The UN and partners on Thursday launched a $1.7 billion Humanitarian Response Plan (HRP) for South Sudan, to meet the needs of some 6.8 million vulnerable people this year.
The funding will be used to provide urgent life-saving assistance and protection in a country where it is estimated more than two thirds of the population, nearly nine million people, require aid relief.
“The cumulative and compounding effects of years of climate-related shocks such as flooding and drought, conflict and subnational violence have destroyed people’s homes and livelihoods, robbing them of the future they deserve,” said Sara Beysolow Nyanti, UN Humanitarian Coordinator for South Sudan, the world’s youngest nation.
Solidarity and support
Despite these challenges, “affected communities have continued to demonstrate a great sense of resilience, solidarity and creativity,” she added.
Ms.

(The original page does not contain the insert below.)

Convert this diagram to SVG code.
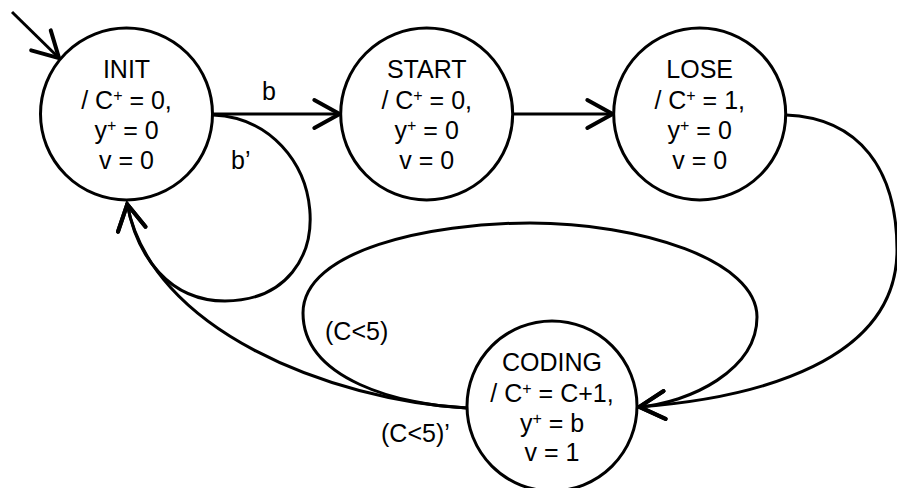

Nyanti urged the Government, development partners, donors and humanitarian organizations, to match their solidarity with “unwavering support”.

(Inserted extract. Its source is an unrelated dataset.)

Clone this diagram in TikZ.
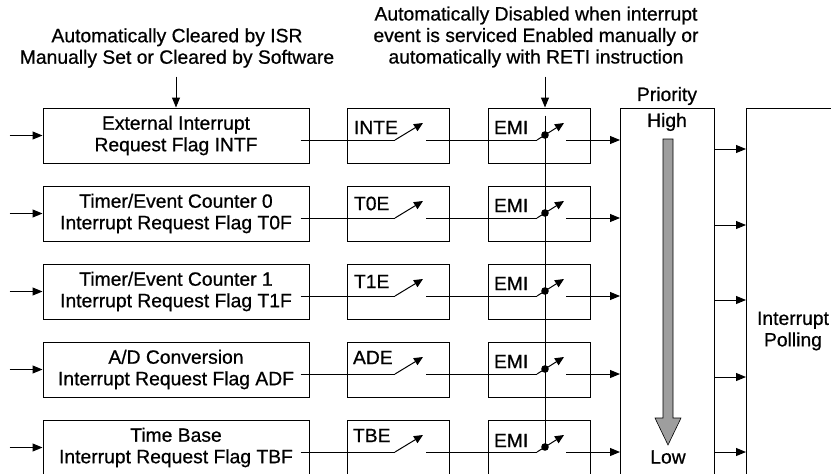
\documentclass[tikz,border=0pt]{standalone}
\usepackage{fontspec}
\setmainfont{Liberation Sans}[FakeBold=0.7]
\usetikzlibrary{arrows.meta,calc}

\tikzset{
  flagbox/.style={draw, minimum width=266pt, minimum height=55pt, inner sep=0pt, align=center},
  swbox/.style={draw, minimum width=102pt, minimum height=55pt, inner sep=0pt},
  swlabel/.style={anchor=west, inner sep=0pt},
  tip/.style={-{Triangle[length=10pt,width=8pt]}},
  lever/.style={-{Triangle[length=9pt,width=8pt]}},
}

\begin{document}
\begin{tikzpicture}[x=1pt, y=-1pt, line width=1pt, font=\fontsize{19.3}{21.5}\selectfont]

  \clip (0,0) rectangle (831,474);

  % notes on top
  \node[align=center] (isr-note) at (177,48) {Automatically Cleared by ISR\\Manually Set or Cleared by Software};
  \node[align=center] (emi-note) at (536,37) {Automatically Disabled when interrupt\\event is serviced Enabled manually or\\automatically with RETI instruction};

  % Row 1: external interrupt
  \node[flagbox] (intf) at (176,135.5) {External Interrupt\\Request Flag INTF};
  \node[swbox] (inte) at (398,135.5) {};
  \node[swlabel] (inte-t) at ($(inte.north west)+(7,20)$) {INTE};
  \node[swbox] (emi1) at (539,135.5) {};
  \node[swlabel] (emi1-t) at ($(emi1.north west)+(6,20)$) {EMI};
  \draw[tip] (intf.west) ++(-33,0) -- (intf.west);
  \draw ($(intf.east)+(-9,4.5)$) -- ($(inte)+(-3,4.5)$) edge[lever] ($(inte)+(25,-12.5)$)
        ($(inte)+(28,4.5)$) -- ($(emi1)+(-2,4.5)$) edge[lever] ($(emi1)+(25,-12.5)$);
  \fill ($(emi1)+(6,-0.5)$) circle (3.8pt);
  \draw[tip] ($(emi1)+(27,4.5)$) -- ++(54,0);

  % Row 2: timer/event counter 0
  \node[flagbox] (t0f) at (176,213.5) {Timer/Event Counter 0\\Interrupt Request Flag T0F};
  \node[swbox] (t0e) at (398,213.5) {};
  \node[swlabel] (t0e-t) at ($(t0e.north west)+(7,18)$) {T0E};
  \node[swbox] (emi2) at (539,213.5) {};
  \node[swlabel] (emi2-t) at ($(emi2.north west)+(6,20)$) {EMI};
  \draw[tip] (t0f.west) ++(-33,0) -- (t0f.west);
  \draw ($(t0f.east)+(-9,4.5)$) -- ($(t0e)+(-3,4.5)$) edge[lever] ($(t0e)+(25,-12.5)$)
        ($(t0e)+(28,4.5)$) -- ($(emi2)+(-2,4.5)$) edge[lever] ($(emi2)+(25,-12.5)$);
  \fill ($(emi2)+(6,-0.5)$) circle (3.8pt);
  \draw[tip] ($(emi2)+(27,4.5)$) -- ++(54,0);

  % Row 3: timer/event counter 1
  \node[flagbox] (t1f) at (176,291.5) {Timer/Event Counter 1\\Interrupt Request Flag T1F};
  \node[swbox] (t1e) at (398,291.5) {};
  \node[swlabel] (t1e-t) at ($(t1e.north west)+(7,18)$) {T1E};
  \node[swbox] (emi3) at (539,291.5) {};
  \node[swlabel] (emi3-t) at ($(emi3.north west)+(6,20)$) {EMI};
  \draw[tip] (t1f.west) ++(-33,0) -- (t1f.west);
  \draw ($(t1f.east)+(-9,4.5)$) -- ($(t1e)+(-3,4.5)$) edge[lever] ($(t1e)+(25,-12.5)$)
        ($(t1e)+(28,4.5)$) -- ($(emi3)+(-2,4.5)$) edge[lever] ($(emi3)+(25,-12.5)$);
  \fill ($(emi3)+(6,-0.5)$) circle (3.8pt);
  \draw[tip] ($(emi3)+(27,4.5)$) -- ++(54,0);

  % Row 4: A/D conversion
  \node[flagbox] (adf) at (176,369.5) {A/D Conversion\\Interrupt Request Flag ADF};
  \node[swbox] (ade) at (398,369.5) {};
  \node[swlabel] (ade-t) at ($(ade.north west)+(6,16)$) {ADE};
  \node[swbox] (emi4) at (539,369.5) {};
  \node[swlabel] (emi4-t) at ($(emi4.north west)+(6,20)$) {EMI};
  \draw[tip] (adf.west) ++(-33,0) -- (adf.west);
  \draw ($(adf.east)+(-9,4.5)$) -- ($(ade)+(-3,4.5)$) edge[lever] ($(ade)+(25,-12.5)$)
        ($(ade)+(28,4.5)$) -- ($(emi4)+(-2,4.5)$) edge[lever] ($(emi4)+(25,-12.5)$);
  \fill ($(emi4)+(6,-0.5)$) circle (3.8pt);
  \draw[tip] ($(emi4)+(27,4.5)$) -- ++(54,0);

  % Row 5: time base
  \node[flagbox] (tbf) at (176,447.5) {Time Base\\Interrupt Request Flag TBF};
  \node[swbox] (tbe) at (398,447.5) {};
  \node[swlabel] (tbe-t) at ($(tbe.north west)+(6,16)$) {TBE};
  \node[swbox] (emi5) at (539,447.5) {};
  \node[swlabel] (emi5-t) at ($(emi5.north west)+(6,21)$) {EMI};
  \draw[tip] (tbf.west) ++(-33,0) -- (tbf.west);
  \draw ($(tbf.east)+(-9,4.5)$) -- ($(tbe)+(-3,4.5)$) edge[lever] ($(tbe)+(25,-12.5)$)
        ($(tbe)+(28,4.5)$) -- ($(emi5)+(-2,4.5)$) edge[lever] ($(emi5)+(25,-12.5)$);
  \fill ($(emi5)+(6,-0.5)$) circle (3.8pt);
  \draw[tip] ($(emi5)+(27,4.5)$) -- ++(54,0);

  % note arrows and EMI line
  \draw[tip] (intf.north) ++(0,-31) -- (intf.north);
  \draw[tip] ($(emi1.north)+(6,-31)$) -- ($(emi1.north)+(6,0)$);
  \draw ($(emi1)+(6,-20)$) -- ($(emi5)+(6,-0.5)$);

  % Priority box
  \node[draw, minimum width=94pt, minimum height=400pt, anchor=north] (prio) at (667,108) {};
  \node (prio-t) at (667,96) {Priority};
  \node (high) at (667,122) {High};
  \node (low) at (668,457) {Low};
  \filldraw[fill=black!38, line width=0.6pt] (663,139) -- (673,139) -- (673,418) -- (681,418)
    -- (668,445) -- (655,418) -- (663,418) -- cycle;

  % Interrupt Polling box
  \node[draw, minimum width=100pt, minimum height=446pt, anchor=north west] (poll) at (746,108) {};
  \node[align=center] (poll-t) at (793,331) {Interrupt\\Polling};

  % priority to polling
  \draw[tip] (prio.east |- 0,149) -- (poll.west |- 0,149);
  \draw[tip] (prio.east |- 0,225) -- (poll.west |- 0,225);
  \draw[tip] (prio.east |- 0,300) -- (poll.west |- 0,300);
  \draw[tip] (prio.east |- 0,377) -- (poll.west |- 0,377);
  \draw[tip] (prio.east |- 0,452) -- (poll.west |- 0,452);

\end{tikzpicture}
\end{document}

This year, some 8.9 million people in South Sudan are estimated to be in need of humanitarian assistance.
The HRP will target 6.8 million of the most vulnerable in the country, where over two million people are displaced, many of them for years.
Delivering amid difficulties
Humanitarians further estimate that 8.3 million people, including refugees, are expected to face severe food insecurity by the peak of the lean season, which runs from May to July.
Large scale flooding is also expected for a fourth year in a row, along with the destruction and displacement that accompanies it.
In the face of climate shocks and other obstacles, humanitarians continue to deliver aid to millions in South Sudan.
Last year, they assisted more than 5.3 million people, providing them with food, health, water and sanitation, education, livelihoods and nutrition, along with critical protection services.
Commitment to protect
Ms Nyanti said the HRP reflects a commitment to protect vulnerable people, especially women and girls, the elderly, and those with ability challenges.
“Sexual and other forms of violence continue to be a major problem in South Sudan, thus, protection is at the centre of everything we do. A collective response to prevent and respond to violence, especially against women and girls, is essential,” she said.
“Those who commit such crimes must be brought to justice, and humanitarians must continue to work with development and other partners to ensure the root causes of increasing humanitarian needs are addressed.”